Honestly speaking, I never liked giving 100% of my effort in relatively anything. Even if it was to save my own life. This is the main root of my principle of laziness, yet at the same time, some part of me resists the future possibilities of regret as a result of being lazy. Basically, I'm to lazy to deal with regrets of the past, and I'd much rather deal with it before it could occur with completeness. As a result of this paradox of trying to not try, it's really frustrating when I come across failure.

Well, yeah, failing would make every other person dissatisfied, so why am I discussing it now?

As lame as it may sound, I failed to save a fictional character. It was a game. A brilliantly created game utilizing the modern media to the maximum potential. It was Doki Doki Literature Club.

There were four girls, and each of them could be saved except for one.
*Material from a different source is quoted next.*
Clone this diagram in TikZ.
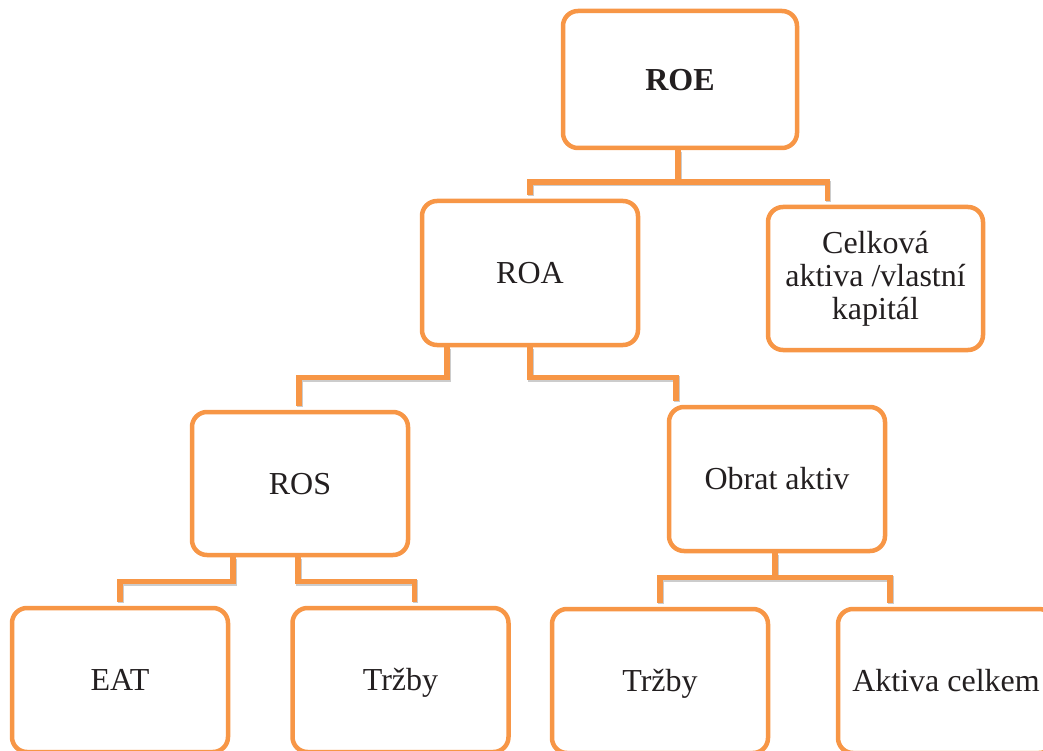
\documentclass[tikz,border=0pt]{standalone}
\usepackage{fontspec}
\setmainfont{Liberation Serif}
\definecolor{orng}{HTML}{F79646}
\definecolor{txt}{HTML}{231F20}
\begin{document}
\begin{tikzpicture}[x=1pt,y=-1pt,
  box/.style={draw=orng, line width=4.5pt, rounded corners=15pt, fill=white,
    minimum width=216pt, minimum height=144pt, align=center, text=txt,
    font=\fontsize{32}{33}\selectfont, inner sep=0pt},
  onebox/.style={box, text height=21.5pt, text depth=0pt},
  conn/.style={draw=orng, line width=5.5pt, shorten >=4pt,
    preaction={draw=black!20, line width=5.5pt, shorten >=4pt, transform canvas={xshift=1.2pt,yshift=-1.5pt}}}]
\useasboundingbox (0,0) rectangle (1043,751);
\clip (0,0) rectangle (1043,751);
\node[onebox, minimum width=234pt, minimum height=137pt] (ROE) at (680,79.5) {\textbf{ROE}};
\node[onebox] (ROA) at (530,273) {ROA};
\node[box, minimum width=215pt, minimum height=143pt] (Celk) at (875.5,278.5) {Celková\\aktiva /vlastní\\kapitál};
\node[onebox, minimum height=143pt] (ROS) at (300,483.5) {ROS};
\node[onebox] (Obrat) at (777,479) {Obrat aktiv};
\node[onebox] (EAT) at (120,680) {EAT};
\node[onebox] (Trzby1) at (400.5,680) {Tržby};
\node[onebox] (Trzby2) at (660,681) {Tržby};
\node[onebox] (Aktiva) at (946,681) {Aktiva celkem};
\draw[conn] ([xshift=-2pt]ROE.south) -- ++(0,32) -| (ROA.north);
\draw[conn] ([xshift=-2pt]ROE.south) -- ++(0,32) -| ([xshift=-48pt]Celk.north);
\draw[conn] ([xshift=-83pt]ROA.south) -- ++(0,30) -| ([xshift=-1pt]ROS.north);
\draw[conn] (ROA.south) -- ++(0,30) -| ([xshift=-101pt]Obrat.north);
\draw[conn] ([xshift=-67pt]ROS.south) -- ++(0,24) -| (EAT.north);
\draw[conn] ([xshift=-2pt]ROS.south) -- ++(0,24) -| ([xshift=14pt]Trzby1.north);
\draw[conn] ([xshift=-2pt]Obrat.south) -- ++(0,24) -| (Trzby2.north);
\draw[conn] ([xshift=-2pt]Obrat.south) -- ++(0,24) -| ([xshift=-56pt]Aktiva.north);
\end{tikzpicture}
\end{document}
One character that I could not grant happiness. Upon rerunning the game, I was treated to the special ending left behind by the creators. Sure, I finished the game, but in the end, I felt completely unsatisfied. The one fictional girl I wanted to save was beyond reach, and she could not be saved no matter how hard I tried.

I failed.

It was not the game's fault as it was a wonderful design. However, the inability to go beyond to redeem such was what made this failure much more miserable.

Now I have a chip in my shoulder. I swear, I do not want to encounter such a situation ever again- especially in real life.